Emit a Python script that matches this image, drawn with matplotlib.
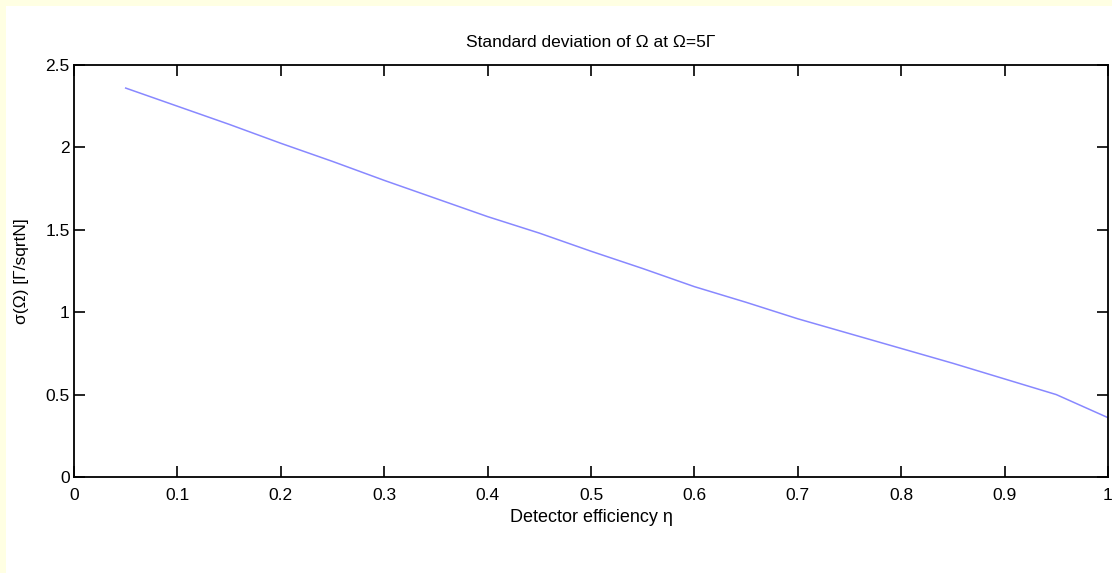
import matplotlib
matplotlib.use("Agg")
import matplotlib.pyplot as plt
from matplotlib.patches import Rectangle

# detector efficiency and standard deviation
eta = [0.05, 0.10, 0.15, 0.20, 0.25, 0.30, 0.35, 0.40, 0.45, 0.50,
       0.55, 0.60, 0.65, 0.70, 0.75, 0.80, 0.85, 0.90, 0.95, 1.00]
sigma = [2.36, 2.25, 2.14, 2.025, 1.915, 1.80, 1.69, 1.58, 1.48, 1.37,
         1.265, 1.155, 1.06, 0.96, 0.87, 0.78, 0.69, 0.595, 0.50, 0.36]

x_ticks = [0, 0.1, 0.2, 0.3, 0.4, 0.5, 0.6, 0.7, 0.8, 0.9, 1]
x_tick_labels = ["0", "0.1", "0.2", "0.3", "0.4", "0.5", "0.6", "0.7", "0.8", "0.9", "1"]
y_ticks = [0, 0.5, 1, 1.5, 2, 2.5]
y_tick_labels = ["0", "0.5", "1", "1.5", "2", "2.5"]

plt.rcParams["font.family"] = ["Liberation Sans", "DejaVu Sans"]

fig = plt.figure(figsize=(11.12, 5.73), dpi=100, facecolor="#FFFFE3")

# white page area, leaving a thin yellow strip on the left and top
bg = fig.add_axes([0, 0, 1, 1], zorder=-10)
bg.set_axis_off()
bg.add_patch(Rectangle((6 / 1112, 0), 1, 1 - 6 / 573, transform=bg.transAxes,
                       facecolor="white", edgecolor="none"))

ax = fig.add_axes([74 / 1112, 1 - 477 / 573, (1108 - 74) / 1112, (477 - 65) / 573])
ax.plot(eta, sigma, color="#8888FF", linewidth=1.1)

ax.set_xlim(0, 1)
ax.set_ylim(0, 2.5)
ax.set_xticks(x_ticks)
ax.set_xticklabels(x_tick_labels)
ax.set_yticks(y_ticks)
ax.set_yticklabels(y_tick_labels)
ax.tick_params(direction="in", length=8, width=1.2, top=True, right=True,
               labelsize=12.5)
ax.tick_params(axis="x", pad=8)
ax.tick_params(axis="y", pad=3)
for spine in ax.spines.values():
    spine.set_linewidth(1.3)

ax.set_title("Standard deviation of \u03a9 at \u03a9=5\u0393", fontsize=12.5, pad=13)
ax.set_xlabel("Detector efficiency \u03b7", fontsize=13, labelpad=4)
ax.set_ylabel("\u03c3(\u03a9) [\u0393/sqrtN]", fontsize=12.5, labelpad=12)

fig.savefig("out.png", dpi=100, facecolor=fig.get_facecolor())
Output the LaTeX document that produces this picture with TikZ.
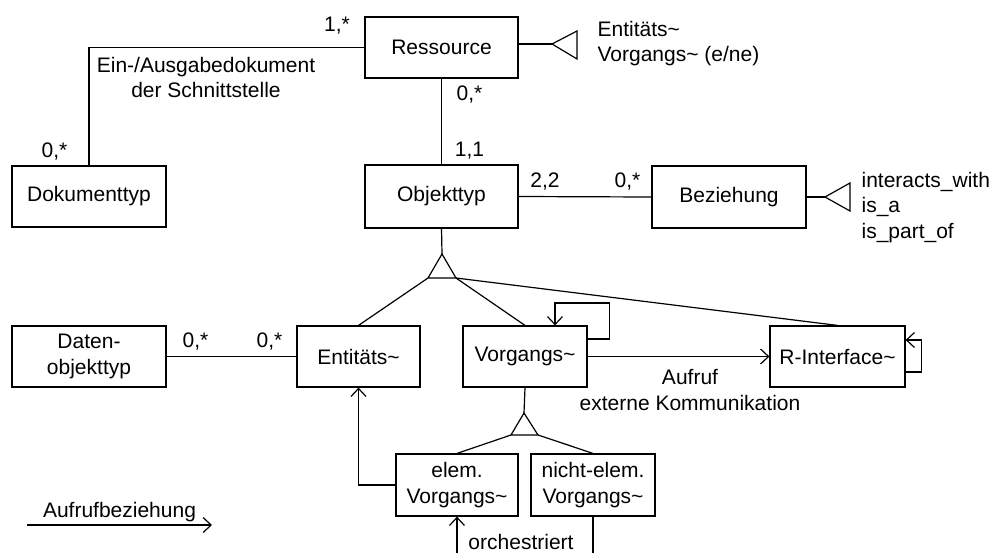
──────────
Repeat the listing above exactly, with no pictures.

== OUTPUT OF THE EXERCISE ==
Emit a Python script that matches this image, drawn with matplotlib.
import matplotlib
matplotlib.use("Agg")
import matplotlib.pyplot as plt
from matplotlib.patches import Rectangle

# detector efficiency and standard deviation
eta = [0.05, 0.10, 0.15, 0.20, 0.25, 0.30, 0.35, 0.40, 0.45, 0.50,
       0.55, 0.60, 0.65, 0.70, 0.75, 0.80, 0.85, 0.90, 0.95, 1.00]
sigma = [2.36, 2.25, 2.14, 2.025, 1.915, 1.80, 1.69, 1.58, 1.48, 1.37,
         1.265, 1.155, 1.06, 0.96, 0.87, 0.78, 0.69, 0.595, 0.50, 0.36]

x_ticks = [0, 0.1, 0.2, 0.3, 0.4, 0.5, 0.6, 0.7, 0.8, 0.9, 1]
x_tick_labels = ["0", "0.1", "0.2", "0.3", "0.4", "0.5", "0.6", "0.7", "0.8", "0.9", "1"]
y_ticks = [0, 0.5, 1, 1.5, 2, 2.5]
y_tick_labels = ["0", "0.5", "1", "1.5", "2", "2.5"]

plt.rcParams["font.family"] = ["Liberation Sans", "DejaVu Sans"]

fig = plt.figure(figsize=(11.12, 5.73), dpi=100, facecolor="#FFFFE3")

# white page area, leaving a thin yellow strip on the left and top
bg = fig.add_axes([0, 0, 1, 1], zorder=-10)
bg.set_axis_off()
bg.add_patch(Rectangle((6 / 1112, 0), 1, 1 - 6 / 573, transform=bg.transAxes,
                       facecolor="white", edgecolor="none"))

ax = fig.add_axes([74 / 1112, 1 - 477 / 573, (1108 - 74) / 1112, (477 - 65) / 573])
ax.plot(eta, sigma, color="#8888FF", linewidth=1.1)

ax.set_xlim(0, 1)
ax.set_ylim(0, 2.5)
ax.set_xticks(x_ticks)
ax.set_xticklabels(x_tick_labels)
ax.set_yticks(y_ticks)
ax.set_yticklabels(y_tick_labels)
ax.tick_params(direction="in", length=8, width=1.2, top=True, right=True,
               labelsize=12.5)
ax.tick_params(axis="x", pad=8)
ax.tick_params(axis="y", pad=3)
for spine in ax.spines.values():
    spine.set_linewidth(1.3)

ax.set_title("Standard deviation of \u03a9 at \u03a9=5\u0393", fontsize=12.5, pad=13)
ax.set_xlabel("Detector efficiency \u03b7", fontsize=13, labelpad=4)
ax.set_ylabel("\u03c3(\u03a9) [\u0393/sqrtN]", fontsize=12.5, labelpad=12)

fig.savefig("out.png", dpi=100, facecolor=fig.get_facecolor())
Output the LaTeX document that produces this picture with TikZ.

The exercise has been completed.